Amniotic derived products are proliferating like zombies in the regenerative medicine world. So, what are those amniotic injection products? Amniotic fluid is produced during pregnancy. This fluid is surrounded by a membrane that forms like a sack or balloon, covering the fetus. Just before birth, this sack breaks and the fluid comes out. This is what people refers as “the water breaks”. This amniotic membrane and fluid contain stem cells and growth factors, so it is now being processed and marketed by several companies that buy them from tissue banks. The amniotic membrane is processed by freeze drying it and pulverizing it. It then sold as a powder in little vials, to be reconstituted at the doctor’s office before getting injected. This process kills all the cells that were alive in the membrane. As a matter of fact, the FDA approval for these products specifies that these are an extracellular matrix with NO live cells. Otherwise, these products would be considered “drugs” instead of “tissue” and the FDA would then require extensive and expensive clinical trials in order to approve them.
So, if all the cells that were originally in these membranes are killed, why are they useful for the treatment of musculoskeletal conditions?
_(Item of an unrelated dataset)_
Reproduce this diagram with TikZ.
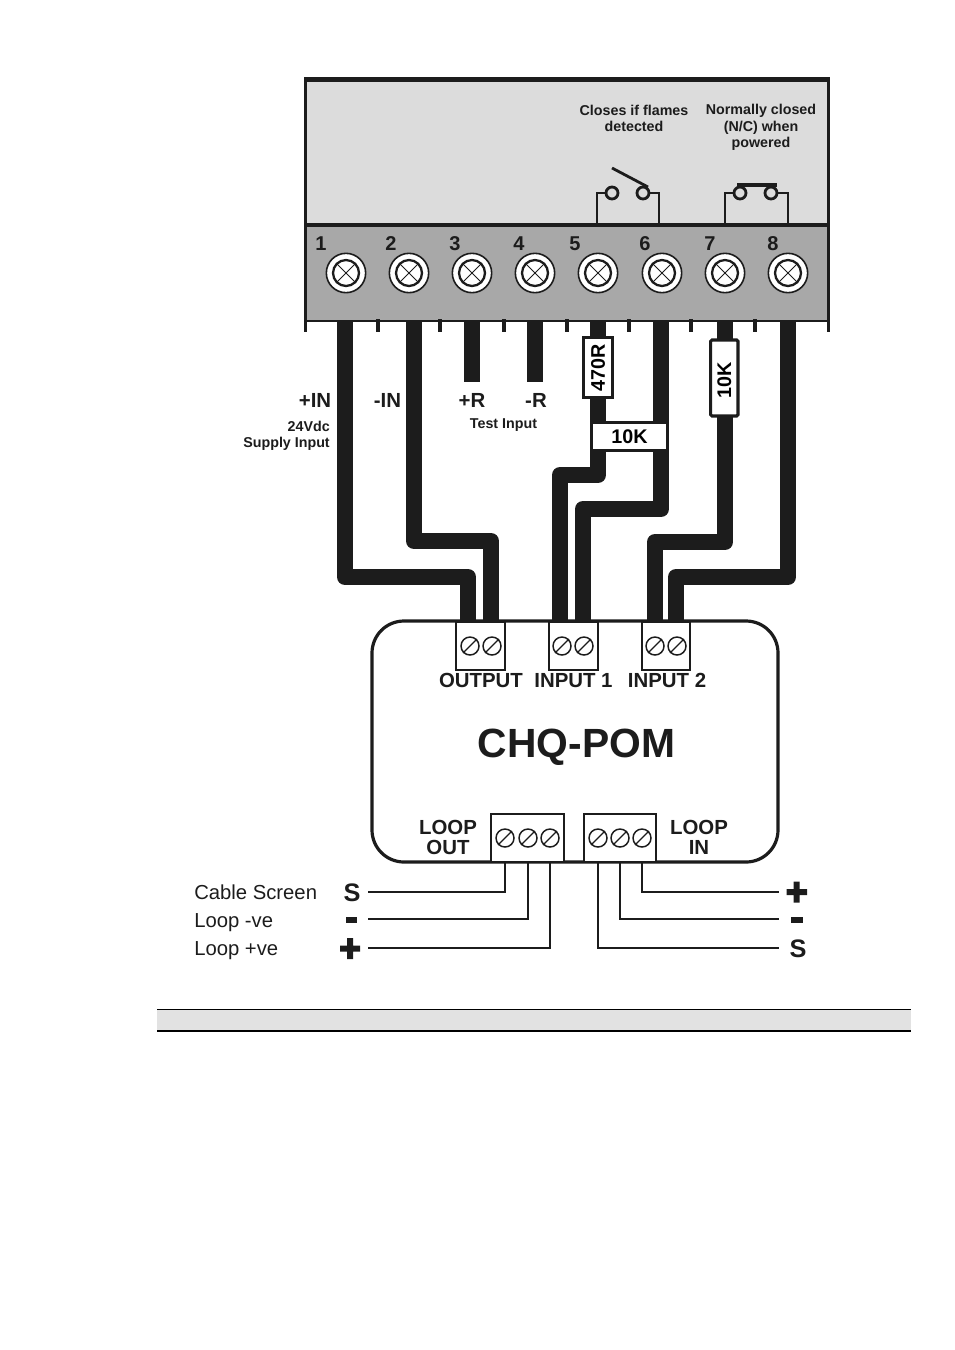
\documentclass[tikz,border=0pt]{standalone}
\usepackage{fontspec}
\setmainfont{Liberation Sans}
\begin{document}
\begin{tikzpicture}[x=0.75pt,y=-0.75pt,
  thin wire/.style={line width=2pt,line join=miter,draw=ink},
  switch wire/.style={line width=2.1pt,line join=miter,draw=ink},
  fat wire/.style={line width=12pt,draw=ink,line join=round},
  tick/.style={line width=2.6pt,draw=ink},
  resistor/.style={draw=ink,fill=white,line width=2.3pt,inner sep=0pt,font=\bfseries\fontsize{14.8}{14.8}\selectfont},
  screw/.style={circle,draw=ink,line width=1.1pt,fill=white,minimum size=13.5pt,inner sep=0pt},
  block/.style={draw=ink,line width=1.3pt,fill=white,inner sep=0pt},
  contact/.style={circle,draw=ink,line width=2.1pt,fill=none,minimum size=9pt,inner sep=0pt},
  lab/.style={text=ink,inner sep=0pt,font=\bfseries\fontsize{15.3}{15.3}\selectfont},
  small/.style={text=ink,inner sep=0pt,font=\bfseries\fontsize{10.7}{12.3}\selectfont,align=center},
  legend/.style={text=ink,inner sep=0pt,anchor=base west,font=\fontsize{15.2}{15.2}\selectfont},
  sym/.style={text=ink,inner sep=0pt,font=\bfseries\fontsize{19}{19}\selectfont},
  num/.style={text=ink,inner sep=0pt,font=\bfseries\fontsize{15}{15}\selectfont}]
\definecolor{ink}{HTML}{1C1C1C}
\definecolor{panel}{HTML}{DCDCDC}
\definecolor{strip}{HTML}{A8A8A8}
\definecolor{band}{HTML}{E2E2E2}
\useasboundingbox (0,0) rectangle (954,1350);

% footer band
\fill[band] (157,1009.5) rectangle (911,1031);
\draw[line width=1pt,draw=black] (157,1009.5) -- (911,1009.5) (157,1031) -- (911,1031);

% housing
\fill[panel] (305.5,79.5) rectangle (828.5,225);
\fill[strip] (305.5,225) rectangle (828.5,321);
\foreach \x in {305.5,378,440,504,567,629,691,755,828.5}
  \draw[tick] (\x,319) -- (\x,332);
\draw[draw=ink,line width=2.3pt] (305.5,321) -- (305.5,79.5) (828.5,79.5) -- (828.5,321);
\draw[draw=ink,line width=3.4pt] (304,79.5) -- (830,79.5);
\draw[draw=ink,line width=2.2pt] (304,321) -- (830,321);
\draw[draw=ink,line width=3pt] (305.5,225) -- (828.5,225);

% screws of the terminal strip
\foreach \n/\x/\lx in {1/346/321,2/409/391,3/472/455,4/535/519,5/598/575,6/662/645,7/725/710,8/788/773}{
  \node[circle,draw=ink,line width=1.2pt,fill=white,minimum size=29.5pt,inner sep=0pt] (t\n) at (\x,273) {};
  \node[circle,draw=ink,line width=1.7pt,fill=white,minimum size=19.5pt,inner sep=0pt] (h\n) at (\x,273) {};
  \draw[draw=ink,line width=0.7pt] (h\n.45) -- (h\n.225) (h\n.135) -- (h\n.315);
  \node[num] (n\n) at (\lx,243.5) {\n};
}

% module body
\draw[draw=ink,line width=2.4pt,fill=white,rounded corners=24pt] (372,621) rectangle (778,862);
\node[text=ink,inner sep=0pt,anchor=base,font=\bfseries\fontsize{30.6}{30.6}\selectfont] (title) at (576.5,757) {CHQ-POM};

% upper terminal blocks
\node[block,minimum width=36.5pt,minimum height=36pt] (bo) at (480.5,646) {};
\node[block,minimum width=36.5pt,minimum height=36pt] (bi1) at (573.5,646) {};
\node[block,minimum width=36.5pt,minimum height=36pt] (bi2) at (666,646) {};
% lower terminal blocks
\node[block,minimum width=54.5pt,minimum height=36pt] (blo) at (527.5,838) {};
\node[block,minimum width=54.5pt,minimum height=36pt] (bli) at (620,838) {};
\foreach \nm/\x/\y in {a/470/646,b/492/646,c/562/646,d/584/646,e/655/646,f/677/646,
  g/505/838,h/528/838,i/550/838,j/598/838,k/620/838,l/642/838}{
  \node[screw] (s\nm) at (\x,\y) {};
  \draw[draw=ink,line width=0.9pt] (s\nm.225) -- (s\nm.45);
}

% fat wires from the strip to the module
\foreach \nm/\x in {1/345,2/414,3/472,4/535,5/598,6/661,7/725,8/788}
  \coordinate (w\nm) at (\x,321);
\foreach \nm/\x in {o1/468,o2/491,i1/560,i2/583,i3/655,i4/676}
  \coordinate (e\nm) at (\x,621);
\draw[fat wire] (w1) |- (eo1 |- 0,577) -- (eo1);
\draw[fat wire] (w2) |- (eo2 |- 0,541) -- (eo2);
\coordinate (r3) at (472,382);
\coordinate (r4) at (535,382);
\draw[fat wire] (w3) -- (r3);
\draw[fat wire] (w4) -- (r4);
\draw[fat wire] (w5) |- (ei1 |- 0,475) -- (ei1);
\draw[fat wire] (w6) |- (ei2 |- 0,509) -- (ei2);
\draw[fat wire] (w7) |- (ei3 |- 0,542) -- (ei3);
\draw[fat wire] (w8) |- (ei4 |- 0,577) -- (ei4);

% resistors
\node[resistor,minimum width=22pt,minimum height=45.5pt] (r470) at (598,367.5) {\rotatebox{90}{470R}};
\node[resistor,minimum width=20.5pt,minimum height=57pt,rounded corners=1pt] (r10a) at (724.3,378) {\rotatebox{90}{10K\hspace{3pt}}};
\node[resistor,minimum width=57.4pt,minimum height=21.4pt] (r10b) at (629.5,436.5) {10K\hspace{3pt}};

% contacts
\coordinate (p5) at (597,225);
\coordinate (p6) at (659,225);
\coordinate (p7) at (725,225);
\coordinate (p8) at (788,225);
\node[contact] (c5) at (612,193) {};
\node[contact] (c6) at (643,193) {};
\node[contact] (c7) at (740,193) {};
\node[contact] (c8) at (771,193) {};
\draw[switch wire] (p5) |- (c5);
\draw[switch wire] (p6) |- (c6);
\draw[switch wire] (p7) |- (c7);
\draw[switch wire] (p8) |- (c8);
\coordinate (bl) at (612,168);
\coordinate (bm) at (648,187);
\draw[switch wire] (bl) -- (bm);
\coordinate (bar1) at (737,184.5);
\coordinate (bar2) at (777,184.5);
\draw[switch wire,line width=3pt] (bar1) -- (bar2);

% loop wires
\coordinate (la) at (368,892); \coordinate (lb) at (368,919); \coordinate (lc) at (368,948);
\coordinate (ra) at (779,892); \coordinate (rb) at (779,919); \coordinate (rc) at (779,948);
\draw[thin wire] (505,862) |- (la);
\draw[thin wire] (528,862) |- (lb);
\draw[thin wire] (550,862) |- (lc);
\draw[thin wire] (642,862) |- (ra);
\draw[thin wire] (620,862) |- (rb);
\draw[thin wire] (598,862) |- (rc);

% labels
\node[small] (tf) at (634,118.5) {Closes if flames\\detected};
\node[small] (tn) at (761,127.5) {Normally closed\\(N/C) when\\powered};
\node[lab] (lin1) at (315,400) {+IN};
\node[lab] (lin2) at (387.5,400) {-IN};
\node[lab] (lr1) at (472,400) {+R};
\node[lab] (lr2) at (536,400) {-R};
\node[small,align=right,anchor=east] (sup) at (330,436) {24Vdc\\Supply Input};
\node[small] (ti) at (503.5,425) {Test Input};
\node[lab] (lo) at (481,680.5) {OUTPUT};
\node[lab] (l1) at (573.5,680.5) {INPUT 1};
\node[lab] (l2) at (667,680.5) {INPUT 2};
\node[lab] (ll1) at (448,827) {LOOP};
\node[lab] (ll2) at (448,847) {OUT};
\node[lab] (lr3) at (699,827) {LOOP};
\node[lab] (lr4) at (699,847) {IN};
\node[legend] (k1) at (194,899) {Cable Screen};
\node[legend] (k2) at (194,927) {Loop -ve};
\node[legend] (k3) at (194,955) {Loop +ve};
\node[sym] (y1) at (352,893) {S};
\fill[ink] (345.5,917) rectangle (357,923);
\fill[ink] (340,945.5) rectangle (360,951.5) (347,938) rectangle (353,959);
\fill[ink] (786.5,889) rectangle (807,895) (793.5,881.5) rectangle (799.5,902.5);
\fill[ink] (791,916.5) rectangle (802.5,922.5);
\node[sym] (y2) at (798,948.5) {S};
\end{tikzpicture}
\end{document}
They can be useful because they contain a number of growth factors that help in tissue healing, much like platelet rich plasma (PRP) does. But, unlike PRP, these products have to be purchased (at steep prices), resulting in a significant cost increase when compared to PRP.
Unfortunately, trying to capitalize on the increasing popularity of stem cells in the treatment of musculoskeletal conditions, these amniotic derived products are being widely marketed as “stem cell therapy”. This is done mostly by the sales reps selling these products and by orthopedic surgeons using them. As we explained above, when the amniotic membrane or fluid is processed and put in little vials for selling, all the cells are killed. As a matter of fact that is a requirement due to the FDA approval process for these products. So, how can this be a “stem cell therapy’? Well, it’s not.
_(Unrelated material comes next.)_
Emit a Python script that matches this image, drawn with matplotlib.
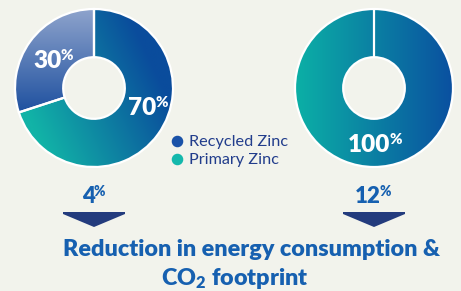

When these products are being marketed as “stem cell therapies’ someone is being lied to: either the FDA or the patients. The FDA is monitoring this and it has issued several warning letters to manufacturers of amniotic derived products due to their misleading marketing techniques. That has resulted in several of these companies issuing statements that their products contain no viable cells. The fact that these products contain no live cells is something that was confirmed by an independent lab from the Interventional Orthopedics Foundation. They tested several of amniotic product and found no living cells. But, that doesn’t prevent many of the clinics using these products to keep marketing it as “stem cell therapy” to a public that doesn’t understand the difference.
Be smart. If you are looking into stem cell therapies, and come across any of these clinics using amniotic derived products using deceptive marketing techniques, keep looking. If you find a clinic you like, ask them where the stem cells come from. The only way you can get stem cell therapy, with real stem cells, in the USA is if those cells have been harvested from your own body.